In theory, textile-to-textile recycling has the potential to revolutionize the way garment waste is managed on a global scale. But in practice, the process has proven rather complicated for a number of reasons. Synthetic textile-to-textile recycling relies on materials that can be melted down, so blends incorporating natural fibers such as cotton or viscose aren’t easily recyclable, and dyes and finishes also can make it difficult to recycle some items.
And beyond those technical limitations, the lack of built-in infrastructure for post-consumer garment collection and sorting such as that in existence for plastic bottles makes acquiring recyclable clothing more challenging. That aspect contributed to the downfall of cotton textile-to-textile recycler Renewcell, which declared bankruptcy and re-emerged last year under a new owner and moniker, Circulose.

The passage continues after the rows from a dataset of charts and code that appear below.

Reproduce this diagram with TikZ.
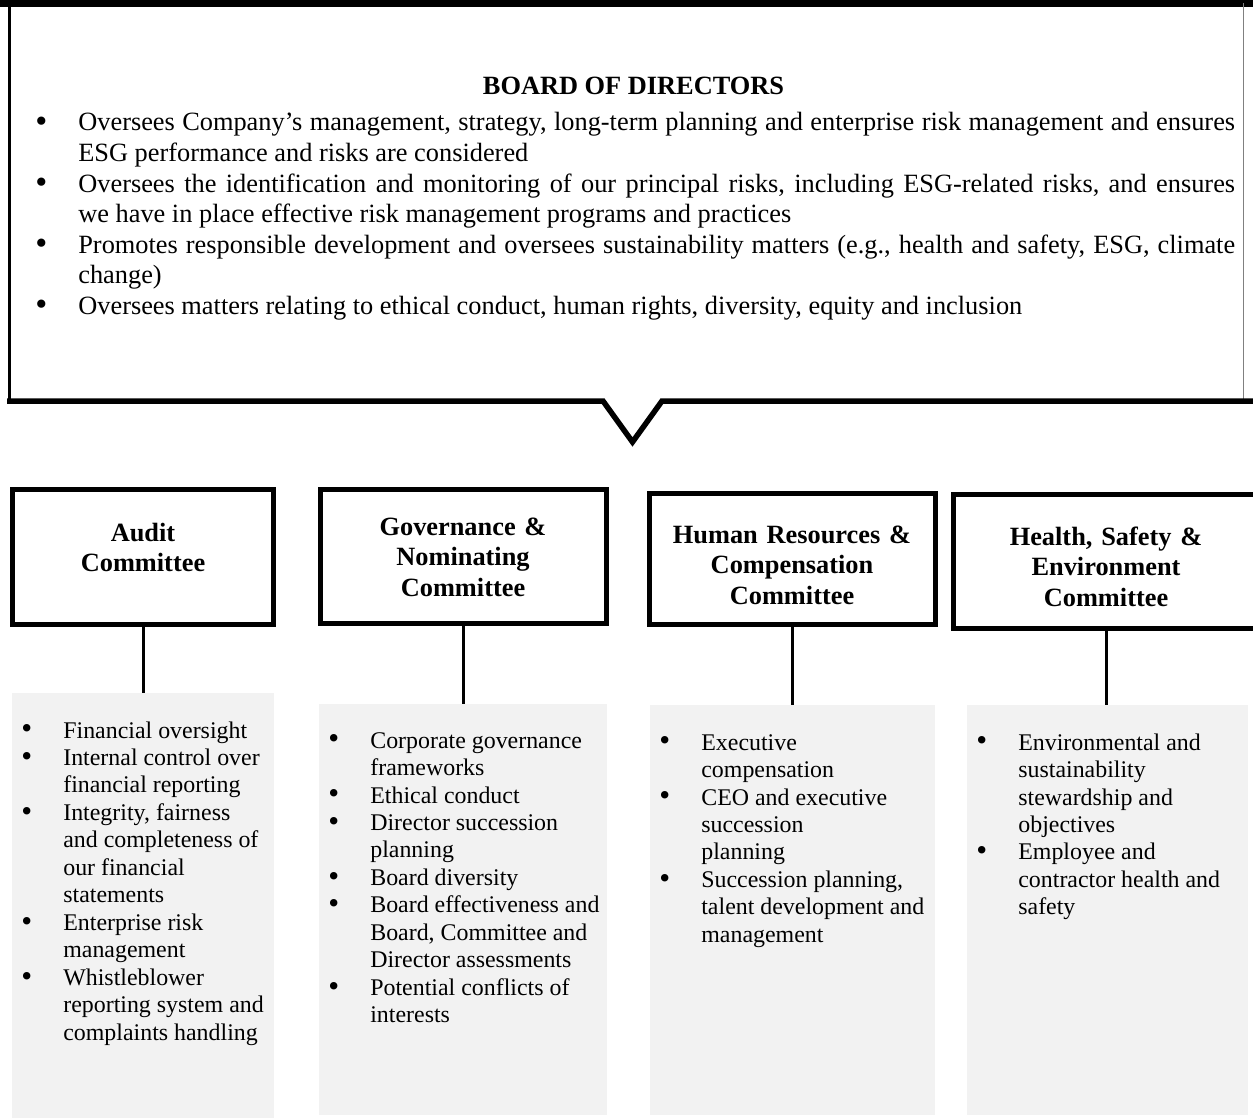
\documentclass[tikz,border=0pt]{standalone}
\usepackage{fontspec}
\setmainfont{Liberation Serif}
\newcommand\bodfont{\fontsize{15pt}{17.4pt}\selectfont}
\newcommand\listfont{\fontsize{13.6pt}{15.65pt}\selectfont}
\newcommand\bul{\raisebox{-0.04em}{\scalebox{1.3}{\textbullet}}}
\newcommand\bodpt{\noindent\hangindent=0.86cm\hangafter=1\makebox[0.86cm][l]{\bul}}
\frenchspacing
\begin{document}
\begin{tikzpicture}[x=0.02cm,y=-0.02cm,line join=miter]
\tikzset{
  cbox/.style={draw,line width=0.1cm,inner sep=0},
  ctitle/.style={font=\bfseries\bodfont,align=center,text width=6cm,inner sep=0,anchor=base},
  lbox/.style={fill=gray!10,inner sep=0},
  ltext/.style={font=\listfont,inner sep=0,anchor=base west},
  conn/.style={line width=0.06cm}
}
\useasboundingbox (0,0) rectangle (1253,1118);

% board of directors
\draw[line width=0.13cm] (0,3.5) -- (1253,3.5);
\draw[line width=0.06cm] (9.5,3.5) -- (9.5,401);
\draw[gray,line width=0.02cm] (1243,3.5) -- (1243,401);
\draw[line width=0.11cm] (7,401) -- (603,401) -- (632.5,442) -- (662,401) -- (1253,401);
\node[font=\bfseries\bodfont,inner sep=0,anchor=base] (bod-title) at (633.5,95) {BOARD OF DIRECTORS};
\node[font=\bodfont,text width=24cm,align=justify,inner sep=0,anchor=base west] (bod-text) at (35,131) {%
\bodpt Oversees Company’s management, strategy, long-term planning and enterprise risk management and ensures\linebreak ESG performance and risks are considered\par
\bodpt Oversees the identification and monitoring of our principal risks, including ESG-related risks, and ensures\linebreak we have in place effective risk management programs and practices\par
\bodpt Promotes responsible development and oversees sustainability matters (e.g., health and safety, ESG, climate\linebreak change)\par
\bodpt Oversees matters relating to ethical conduct, human rights, diversity, equity and inclusion\par};

% committees
\node[cbox,minimum width=5.22cm,minimum height=2.70cm] (aud) at (143,557) {};
\node[cbox,minimum width=5.72cm,minimum height=2.68cm] (gov) at (463.5,556.5) {};
\node[cbox,minimum width=5.72cm,minimum height=2.62cm] (hr) at (792.5,559) {};
\node[cbox,minimum width=6.10cm,minimum height=2.68cm] (hse) at (1106,561.5) {};
\node[ctitle] (aud-title) at (143,541) {Audit\\Committee};
\node[ctitle] (gov-title) at (463,535) {Governance \&\\Nominating\\Committee};
\node[ctitle] (hr-title) at (792,543) {Human Resources \&\\Compensation\\Committee};
\node[ctitle] (hse-title) at (1106,545) {Health, Safety \&\\Environment\\Committee};

% duties
\node[lbox,minimum width=5.24cm,minimum height=8.50cm] (aud-list) at (143,905.5) {};
\node[lbox,minimum width=5.76cm,minimum height=8.22cm] (gov-list) at (463,909.5) {};
\node[lbox,minimum width=5.70cm,minimum height=8.20cm] (hr-list) at (792.5,910) {};
\node[lbox,minimum width=5.62cm,minimum height=8.20cm] (hse-list) at (1107.5,910) {};
\foreach \n in {aud,gov,hr,hse}
  \draw[conn] (\n.south) -- (\n.south |- \n-list.north);

\node[ltext] (aud-text) at (21,738) {\begin{tabular}[t]{@{}p{0.84cm}@{}l@{}}
\bul & Financial oversight\\
\bul & Internal control over\\
 & financial reporting\\
\bul & Integrity, fairness\\
 & and completeness of\\
 & our financial\\
 & statements\\
\bul & Enterprise risk\\
 & management\\
\bul & Whistleblower\\
 & reporting system and\\
 & complaints handling
\end{tabular}};
\node[ltext] (gov-text) at (328,748) {\begin{tabular}[t]{@{}p{0.84cm}@{}l@{}}
\bul & Corporate governance\\
 & frameworks\\
\bul & Ethical conduct\\
\bul & Director succession\\
 & planning\\
\bul & Board diversity\\
\bul & Board effectiveness and\\
 & Board, Committee and\\
 & Director assessments\\
\bul & Potential conflicts of\\
 & interests
\end{tabular}};
\node[ltext] (hr-text) at (659,750) {\begin{tabular}[t]{@{}p{0.84cm}@{}l@{}}
\bul & Executive\\
 & compensation\\
\bul & CEO and executive\\
 & succession\\
 & planning\\
\bul & Succession planning,\\
 & talent development and\\
 & management
\end{tabular}};
\node[ltext] (hse-text) at (976,750) {\begin{tabular}[t]{@{}p{0.84cm}@{}l@{}}
\bul & Environmental and\\
 & sustainability\\
 & stewardship and\\
 & objectives\\
\bul & Employee and\\
 & contractor health and\\
 & safety
\end{tabular}};
\end{tikzpicture}
\end{document}
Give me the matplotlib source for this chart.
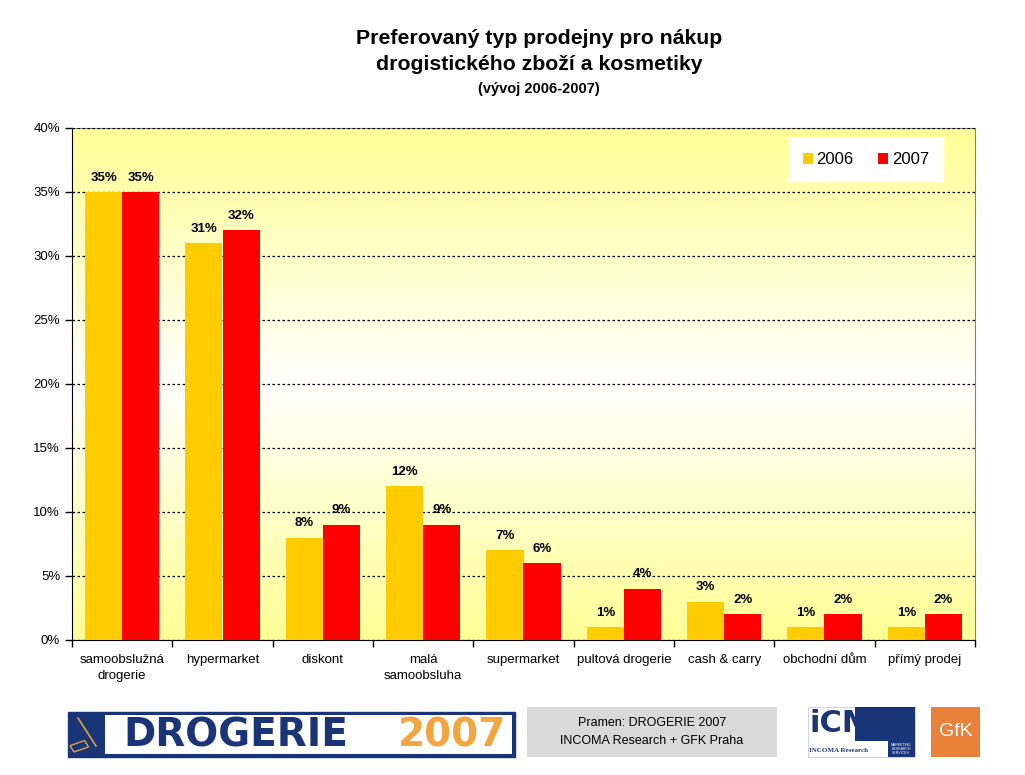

Unifi sources its garment waste from a number of places, much of it post-industrial waste such as cut-and-sew scraps from Southeast Asia factories, as well as misprint returns and pieces such as marathon shirts from races that never occurred due to Covid.
The garment waste is then sorted in Unifi’s facilities (the company has operations around the globe) and filtered based on parameters such as color and material. The pieces are then fed into the company’s proprietary thermal mechanical recycling process. Ingle says the process was developed to solve some of the problems that have hampered textile-to-textile recycling in the past.